* **Goal**
Exclude the pictures and return every line exactly as written.

####

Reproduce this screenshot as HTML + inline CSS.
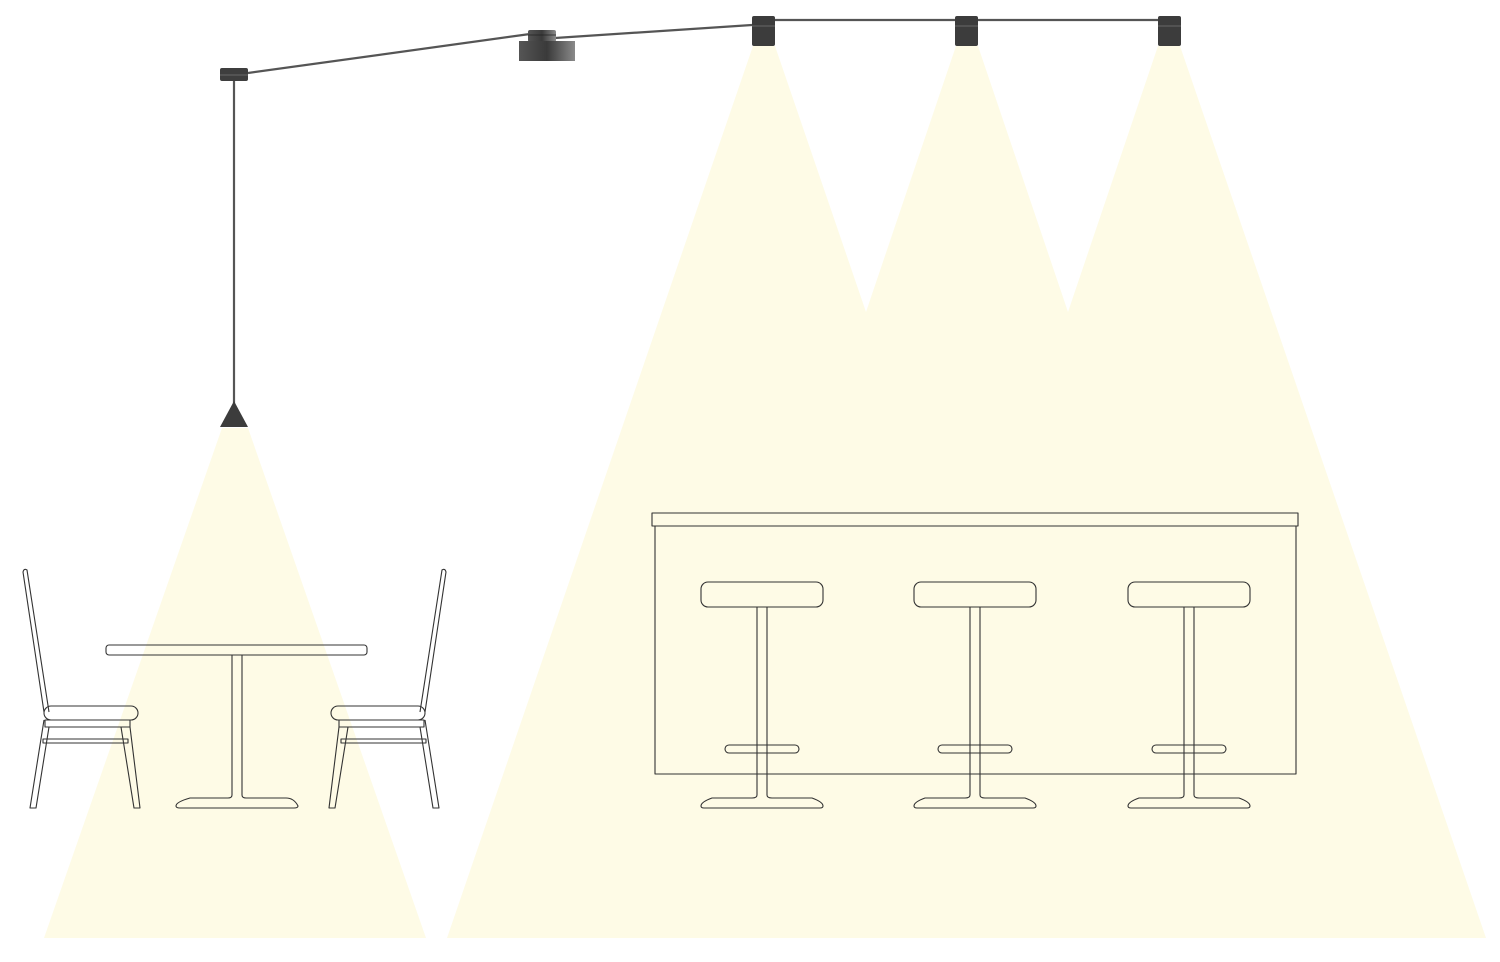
<!DOCTYPE html>
<html><head><meta charset="utf-8"><style>html,body{margin:0;padding:0;background:#fff}svg{display:block}</style></head>
<body>
<svg width="1500" height="962" viewBox="0 0 1500 962" xmlns="http://www.w3.org/2000/svg">
<defs>
<linearGradient id="g1" x1="0" x2="1" y1="0" y2="0">
<stop offset="0" stop-color="#555"/><stop offset="0.5" stop-color="#3a3a3a"/><stop offset="1" stop-color="#8a8a8a"/>
</linearGradient>
</defs>
<g fill="#fefbe6">
<polygon points="222,428 248,428 426,938 44,938"/>
<polygon points="753,46 775,46 866,312 956,46 978,46 1068,312 1158,46 1180,46 1486,938 447,938"/>
</g>
<g stroke="#555" stroke-width="2.2" fill="none">
<line x1="248" y1="73" x2="530" y2="34"/>
<line x1="555" y1="38" x2="752" y2="25"/>
<line x1="775" y1="20" x2="1158" y2="20"/>
<line x1="234" y1="80" x2="234" y2="404"/>
</g>
<rect x="220" y="68" width="28" height="13" rx="2" fill="#3e3e3e"/>
<line x1="220" y1="75" x2="248" y2="75" stroke="#777" stroke-width="0.8"/>
<polygon points="234,401 220,427 248,427" fill="#3c3c3c"/>
<rect x="528" y="30" width="28" height="12" rx="2" fill="url(#g1)"/>
<line x1="528" y1="35" x2="556" y2="35" stroke="#222" stroke-width="0.8"/>
<rect x="519" y="41" width="56" height="20" fill="url(#g1)"/>
<g fill="#3c3c3c">
<rect x="752" y="16" width="23" height="30" rx="2"/>
<rect x="955" y="16" width="23" height="30" rx="2"/>
<rect x="1158" y="16" width="23" height="30" rx="2"/>
</g>
<g stroke="#777" stroke-width="0.8">
<line x1="752" y1="26" x2="775" y2="26"/><line x1="955" y1="26" x2="978" y2="26"/><line x1="1158" y1="26" x2="1181" y2="26"/>
</g>
<g fill="none" stroke="#333" stroke-width="1.1" stroke-linejoin="round">
<!-- table -->
<rect x="106" y="645" width="261" height="10" rx="3"/>
<path d="M232,655 V795 Q232,798 228,798 H190 Q176,802 176,806 Q176,808 180,808 H294 Q298,808 298,806 Q294,798 286,798 H246 Q242,798 242,795 V655"/>
<!-- left chair -->
<g id="chair">
<path d="M44,712 L23,572 Q24,568 27,570 L49,712"/>
<path d="M44,720 L30,808 H36 L49,727"/>
<rect x="44" y="706" width="94" height="14" rx="7"/>
<rect x="45" y="720" width="85" height="7"/>
<rect x="43" y="739" width="85" height="4"/>
<path d="M121,727 L134,808 H140 L130,727"/>
</g>
<use href="#chair" transform="translate(469,0) scale(-1,1)"/>
<!-- bar -->
<rect x="652" y="513" width="646" height="13"/>
<path d="M655,526 V774 H1296 V526"/>
<g id="stool">
<rect x="701" y="582" width="122" height="25" rx="7"/>
<rect x="725" y="745" width="74" height="8" rx="4"/>
<path d="M757,607 V795 Q757,798 752,798 H712 Q701,802 701,806 Q701,808 704,808 H820 Q823,808 823,806 Q823,802 812,798 H772 Q767,798 767,795 V607"/>
</g>
<use href="#stool" transform="translate(213,0)"/>
<use href="#stool" transform="translate(427,0)"/>
</g>
</svg>
</body></html>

####

* **Completed exercise**
Reproduce this screenshot as HTML + inline CSS.
<!DOCTYPE html>
<html><head><meta charset="utf-8"><style>html,body{margin:0;padding:0;background:#fff}svg{display:block}</style></head>
<body>
<svg width="1500" height="962" viewBox="0 0 1500 962" xmlns="http://www.w3.org/2000/svg">
<defs>
<linearGradient id="g1" x1="0" x2="1" y1="0" y2="0">
<stop offset="0" stop-color="#555"/><stop offset="0.5" stop-color="#3a3a3a"/><stop offset="1" stop-color="#8a8a8a"/>
</linearGradient>
</defs>
<g fill="#fefbe6">
<polygon points="222,428 248,428 426,938 44,938"/>
<polygon points="753,46 775,46 866,312 956,46 978,46 1068,312 1158,46 1180,46 1486,938 447,938"/>
</g>
<g stroke="#555" stroke-width="2.2" fill="none">
<line x1="248" y1="73" x2="530" y2="34"/>
<line x1="555" y1="38" x2="752" y2="25"/>
<line x1="775" y1="20" x2="1158" y2="20"/>
<line x1="234" y1="80" x2="234" y2="404"/>
</g>
<rect x="220" y="68" width="28" height="13" rx="2" fill="#3e3e3e"/>
<line x1="220" y1="75" x2="248" y2="75" stroke="#777" stroke-width="0.8"/>
<polygon points="234,401 220,427 248,427" fill="#3c3c3c"/>
<rect x="528" y="30" width="28" height="12" rx="2" fill="url(#g1)"/>
<line x1="528" y1="35" x2="556" y2="35" stroke="#222" stroke-width="0.8"/>
<rect x="519" y="41" width="56" height="20" fill="url(#g1)"/>
<g fill="#3c3c3c">
<rect x="752" y="16" width="23" height="30" rx="2"/>
<rect x="955" y="16" width="23" height="30" rx="2"/>
<rect x="1158" y="16" width="23" height="30" rx="2"/>
</g>
<g stroke="#777" stroke-width="0.8">
<line x1="752" y1="26" x2="775" y2="26"/><line x1="955" y1="26" x2="978" y2="26"/><line x1="1158" y1="26" x2="1181" y2="26"/>
</g>
<g fill="none" stroke="#333" stroke-width="1.1" stroke-linejoin="round">
<!-- table -->
<rect x="106" y="645" width="261" height="10" rx="3"/>
<path d="M232,655 V795 Q232,798 228,798 H190 Q176,802 176,806 Q176,808 180,808 H294 Q298,808 298,806 Q294,798 286,798 H246 Q242,798 242,795 V655"/>
<!-- left chair -->
<g id="chair">
<path d="M44,712 L23,572 Q24,568 27,570 L49,712"/>
<path d="M44,720 L30,808 H36 L49,727"/>
<rect x="44" y="706" width="94" height="14" rx="7"/>
<rect x="45" y="720" width="85" height="7"/>
<rect x="43" y="739" width="85" height="4"/>
<path d="M121,727 L134,808 H140 L130,727"/>
</g>
<use href="#chair" transform="translate(469,0) scale(-1,1)"/>
<!-- bar -->
<rect x="652" y="513" width="646" height="13"/>
<path d="M655,526 V774 H1296 V526"/>
<g id="stool">
<rect x="701" y="582" width="122" height="25" rx="7"/>
<rect x="725" y="745" width="74" height="8" rx="4"/>
<path d="M757,607 V795 Q757,798 752,798 H712 Q701,802 701,806 Q701,808 704,808 H820 Q823,808 823,806 Q823,802 812,798 H772 Q767,798 767,795 V607"/>
</g>
<use href="#stool" transform="translate(213,0)"/>
<use href="#stool" transform="translate(427,0)"/>
</g>
</svg>
</body></html>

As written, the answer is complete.